マッチング拠出を効果的に活用するためには、長期的な視点での資産形成戦略が不可欠です。特に30代から40代の働き盛りの世代にとって、マッチング拠出は老後資産形成の中核となる制度の一つです。

 

年代別活用戦略
30代前半の活用法

  • 家計に余裕がある範囲で少額から開始
  • 子育て費用とのバランスを考慮した拠出額設定
  • 長期運用による複利効果を最大限活用
  • リスク許容度が高い時期のため、株式中心のポートフォリオも検討

30代後半〜40代の活用法

  • 収入増加に合わせて拠出額を段階的に増額
  • 住宅ローン返済との優先順位を明確化
  • 教育費負担を考慮した現実的な拠出計画
  • 税制優遇効果が最も大きくなる年収レベルでの積極活用

50代の活用法

  • キャッチアップ拠出の検討(制度改正により可能になる予定)
  • リスク許容度に応じたポートフォリオの見直し
  • 退職金制度との連携を考慮した総合的な老後資産設計

マッチング拠出制度の将来展望
企業年金連合会の調査結果を見ると、マッチング拠出制度はまだ発展途上にあります。利用率の向上に向けて、以下のような改善が期待されています。

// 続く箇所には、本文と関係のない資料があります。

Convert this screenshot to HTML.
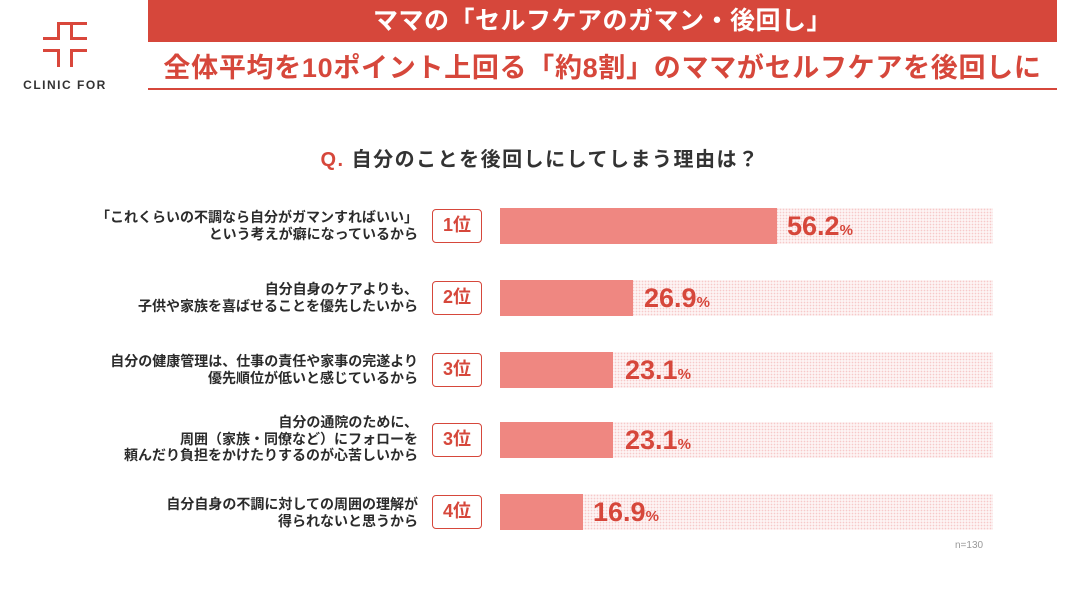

  • 従業員教育の充実:制度理解を深めるための継続的な啓発活動
  • 手続きの簡素化:デジタル化による申込・変更手続きの効率化
  • 運用商品の多様化:ESG投資やターゲットデート型ファンドの追加
  • 情報提供の改善:運用状況の可視化や将来予測ツールの提供

税制改正の動向にも注目が必要です。拠出限度額の引き上げや、マッチング拠出とiDeCoの併用解禁など、制度改善に向けた議論が継続的に行われています。
企業にとってのメリットも見逃せません。

  • 従業員の退職金準備支援による企業イメージ向上
  • 優秀な人材の獲得・定着への貢献
  • 法定福利費の効率的な活用
  • 従業員の金融リテラシー向上支援

マッチング拠出は単なる節税手段ではなく、企業と従業員が協力して取り組む長期的な資産形成プログラムとして位置づけることが重要です。特に人生100年時代を迎える現在、60歳以降の長い老後生活を支える重要な基盤となる制度です。

 

制度を最大限活用するためには、定期的な見直しと家計全体での最適化を継続することが成功の鍵となります。まずは勤務先の制度内容を確認し、少額からでも始めてみることをお勧めします。